Во время одной из таких прогулок к нему подошел человек рабочего кроя, сказал, что он представляет немецких антифашистов, ему известно, что господин Оссорио обладает материалом, бесценным для Нюрнбергского трибунала; поначалу сенатор дрогнул, — он внимательно следил за тем, что происходило в поверженном рейхе; однако немец, почувствовав, видимо, что сенатор готов к разговору, нажал; в том, как он говорил, в том, что он ни разу не оглянулся, хотя любой антифашист обязан был понимать особое положение, в котором очутился Оссорио, было что-то слепое, устремленное, жестокое.

Оссорио проверился: слежки не было; это убедило его в том, что немец не прост, возможна игра.

— Все документы в сенате, — ответил он трафаретной фразой, — ничем не могу быть вам полезен, очень сожалею.

После этого он старался не выходить из дома, почувствовав кожей сгущавшуюся опасность: но почему они стали жать на меня именно сейчас, через полтора года после окончания войны?

Елена сказала ему: «Милый, твоя раздражительность совершенно понятна, это следствие слома того ритма, к которому ты привык за многие годы. Ты живешь на нервах! Давай посоветуемся с надежным человеком, может быть, стоит попринимать какие-то успокоительные пилюли». — «Родная, страх не лечат». — «Нам нечего бояться!» — «Я боюсь за тебя и внуков. Постоянно, Елена. Каждую секунду». — «Ну, это ты сам себя изводишь. Боятся только те люди, которые чувствуют за собою хоть какую-то вину».

Доктора звали дон Антонио Ларигес; седоголовый старик с длиннющими пальцами, которые жили своей особой жизнью, словно бы отдельно от него самого; когда он выстукивал Оссорио, его прозрачная кисть казалась гипсовым слепком десницы великого музыканта или ваятеля.

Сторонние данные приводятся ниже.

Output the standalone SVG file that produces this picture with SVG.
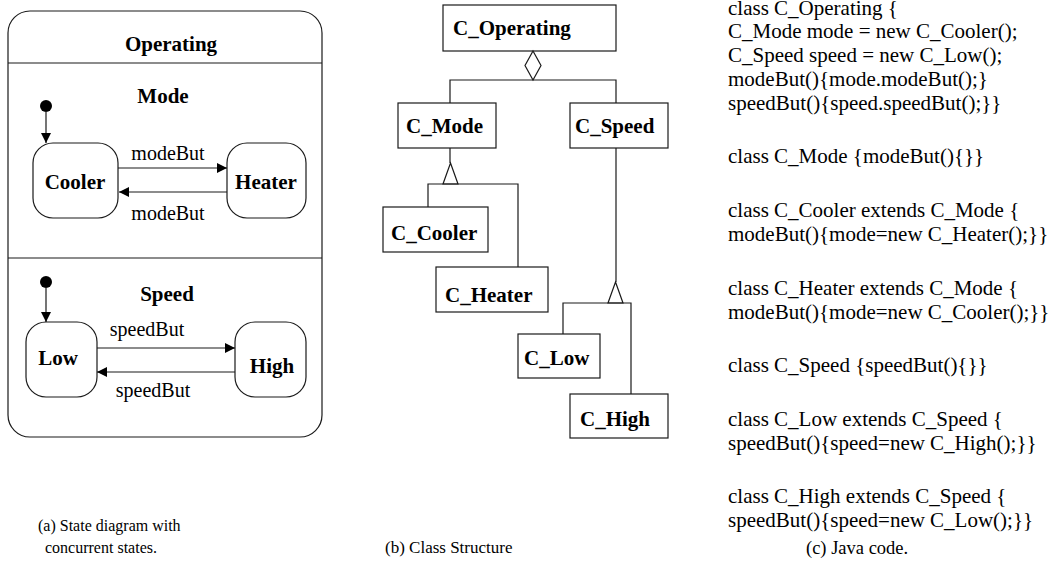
<svg xmlns="http://www.w3.org/2000/svg" width="1048" height="571" viewBox="0 0 1048 571" font-family="Liberation Serif, Times New Roman, Times, serif">
  <style>
    .box { fill: #fff; stroke: #1a1a1a; stroke-width: 1.2; }
    .ln { fill: none; stroke: #1a1a1a; stroke-width: 1.2; }
    .b { font-weight: bold; font-size: 21px; fill: #000; }
    .r { font-size: 20px; fill: #000; }
    .code { font-size: 21px; fill: #000; }
    .cap { fill: #000; }
    .mid { text-anchor: middle; }
  </style>
  <defs>
    <marker id="arrow" viewBox="0 0 10 10" refX="10" refY="5" markerWidth="10" markerHeight="10" markerUnits="userSpaceOnUse" orient="auto">
      <path d="M0,0 L10,5 L0,10 Z" fill="#000"/>
    </marker>
  </defs>

  <!-- (a) state diagram -->
  <g id="state-operating">
    <rect class="box" x="8" y="11" width="314" height="426" rx="22"/>
    <line class="ln" x1="8" y1="63" x2="322" y2="63"/>
    <line class="ln" x1="8" y1="258" x2="322" y2="258"/>
    <text class="b mid" x="171" y="51">Operating</text>
    <text class="b mid" x="163" y="103">Mode</text>
    <text class="b mid" x="167" y="301">Speed</text>
  </g>
  <g id="init-mode"><circle cx="46" cy="106" r="6" fill="#000"/></g>
  <g id="init-speed"><circle cx="46" cy="282" r="6" fill="#000"/></g>
  <g id="state-cooler">
    <rect class="box" x="33" y="143" width="85" height="75" rx="20"/>
    <text class="b mid" x="75" y="189">Cooler</text>
  </g>
  <g id="state-heater">
    <rect class="box" x="227" y="143" width="79" height="75" rx="20"/>
    <text class="b mid" x="266" y="189">Heater</text>
  </g>
  <g id="state-low">
    <rect class="box" x="26" y="322" width="71" height="75" rx="20"/>
    <text class="b mid" x="58" y="365">Low</text>
  </g>
  <g id="state-high">
    <rect class="box" x="235" y="322" width="71" height="75" rx="20"/>
    <text class="b mid" x="272" y="373">High</text>
  </g>

  <g id="transitions">
    <line class="ln" x1="46" y1="112" x2="46" y2="143" marker-end="url(#arrow)"/>
    <line class="ln" x1="118" y1="168" x2="227" y2="168" marker-end="url(#arrow)"/>
    <line class="ln" x1="227" y1="192" x2="119" y2="192" marker-end="url(#arrow)"/>
    <line class="ln" x1="46" y1="288" x2="46" y2="322" marker-end="url(#arrow)"/>
    <line class="ln" x1="97" y1="348" x2="235" y2="348" marker-end="url(#arrow)"/>
    <line class="ln" x1="235" y1="372" x2="97" y2="372" marker-end="url(#arrow)"/>
    <text class="r mid" x="168" y="160">modeBut</text>
    <text class="r mid" x="168" y="220">modeBut</text>
    <text class="r mid" x="147" y="336">speedBut</text>
    <text class="r mid" x="153" y="397">speedBut</text>
  </g>

  <!-- (b) class structure -->
  <g id="class-operating">
    <rect class="box" x="443" y="5" width="173" height="46"/>
    <text class="b" x="453" y="35">C_Operating</text>
  </g>
  <g id="class-mode">
    <rect class="box" x="398" y="103" width="98" height="45"/>
    <text class="b" x="406" y="133">C_Mode</text>
  </g>
  <g id="class-speed">
    <rect class="box" x="570" y="103" width="98" height="45"/>
    <text class="b" x="575" y="133">C_Speed</text>
  </g>
  <g id="class-cooler">
    <rect class="box" x="383" y="207" width="105" height="45"/>
    <text class="b" x="391" y="240">C_Cooler</text>
  </g>
  <g id="class-heater">
    <rect class="box" x="436" y="267" width="112" height="45"/>
    <text class="b" x="445" y="302">C_Heater</text>
  </g>
  <g id="class-low">
    <rect class="box" x="518" y="334" width="82" height="44"/>
    <text class="b" x="524" y="365">C_Low</text>
  </g>
  <g id="class-high">
    <rect class="box" x="570" y="394" width="98" height="44"/>
    <text class="b" x="580" y="426">C_High</text>
  </g>

  <g id="relations">
    <!-- aggregation -->
    <path class="box" d="M533,51 L541,65.5 L533,80 L525,65.5 Z"/>
    <polyline class="ln" points="450,103 450,80 616,80 616,103"/>
    <!-- C_Mode generalisation -->
    <line class="ln" x1="450" y1="148" x2="450" y2="163"/>
    <path class="box" d="M450.5,163 L458,184 L443,184 Z"/>
    <polyline class="ln" points="428,207 428,184 518,184 518,267"/>
    <!-- C_Speed generalisation -->
    <line class="ln" x1="616" y1="148" x2="616" y2="282"/>
    <path class="box" d="M615.5,282 L623,303 L608,303 Z"/>
    <polyline class="ln" points="563,334 563,303 631,303 631,394"/>
  </g>

  <!-- (c) Java code -->
  <g id="code">
    <text class="code" x="728" y="15">class C_Operating {</text>
    <text class="code" x="728" y="38">C_Mode mode = new C_Cooler();</text>
    <text class="code" x="728" y="62">C_Speed speed = new C_Low();</text>
    <text class="code" x="728" y="86">modeBut(){mode.modeBut();}</text>
    <text class="code" x="728" y="110">speedBut(){speed.speedBut();}}</text>
    <text class="code" x="728" y="163">class C_Mode {modeBut(){}}</text>
    <text class="code" x="728" y="217">class C_Cooler extends C_Mode {</text>
    <text class="code" x="728" y="241">modeBut(){mode=new C_Heater();}}</text>
    <text class="code" x="728" y="295">class C_Heater extends C_Mode {</text>
    <text class="code" x="728" y="319">modeBut(){mode=new C_Cooler();}}</text>
    <text class="code" x="728" y="372">class C_Speed {speedBut(){}}</text>
    <text class="code" x="728" y="426">class C_Low extends C_Speed {</text>
    <text class="code" x="728" y="450">speedBut(){speed=new C_High();}}</text>
    <text class="code" x="728" y="503">class C_High extends C_Speed {</text>
    <text class="code" x="728" y="527">speedBut(){speed=new C_Low();}}</text>
  </g>

  <g id="captions">
    <text class="cap" x="38" y="531" font-size="16">(a) State diagram with</text>
    <text class="cap" x="45" y="553" font-size="16">concurrent states.</text>
    <text class="cap" x="385" y="553" font-size="17">(b) Class Structure</text>
    <text class="cap" x="806" y="554" font-size="18.5">(c) Java code.</text>
  </g>
</svg>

— Скажите, сенатор, вам бы не хотелось уехать в Европу? На год, полтора? — спросил дон Антонио, кончив осмотр пациента. — Сердце у вас хорошее, немного частит, но это вполне поправимо… Печенка в пределах нормы, легкие чистые, почки тоже совершенно нормальны… Переутомление, болезнь середины двадцатого века… Это еще только начало, дальше такого рода болезнь приведет к взрыву сердечно-сосудистых заболеваний и раку, поверьте моему чутью… Уезжайте в Париж, этот вечный город вернет вам спокойствие…

Оссорио улыбнулся:

— Доктор, поскольку я традиционно исповедую идею и норму жизни христианской демократии, моя совесть не позволяла мне брать взятки. Мне не на что ехать в Париж. Я не коррумпирован, доктор. Я жил тем заработком, который получал в сенате.

— Хорошо, тогда, в конце концов, можно уехать в деревню. Сеньора говорила, что у вас есть маленькая ферма на юге…

— Ощущение оторванности от жизни будет там еще более гнетущим…

— Ну, хорошо, — дон Антонио вздохнул, — вы относитесь к породе самолеченцев, вы знаете свой организм, относитесь к нему как к некоему механизму… В чем вы сами видите выход из нынешнего депрессивного состояния?

— В торжестве справедливости, — ответил Оссорио. — А поскольку я понимаю, что сие от меня зависит в весьма незначительной степени, я пребываю в состоянии известной растерянности…

…Доктор Гуриетес, возглавлявший маленькую амбулаторию для сотрудников аргентинского филиала ИТТ, был знаком с Оссорио шапочно: за два месяца перед переворотом он вместе с директором филиала Арнолдом был у сенатора на приеме, — американцы добивались права организовать медицинское обслуживание работников фирмы по нормам и законам Соединенных Штатов.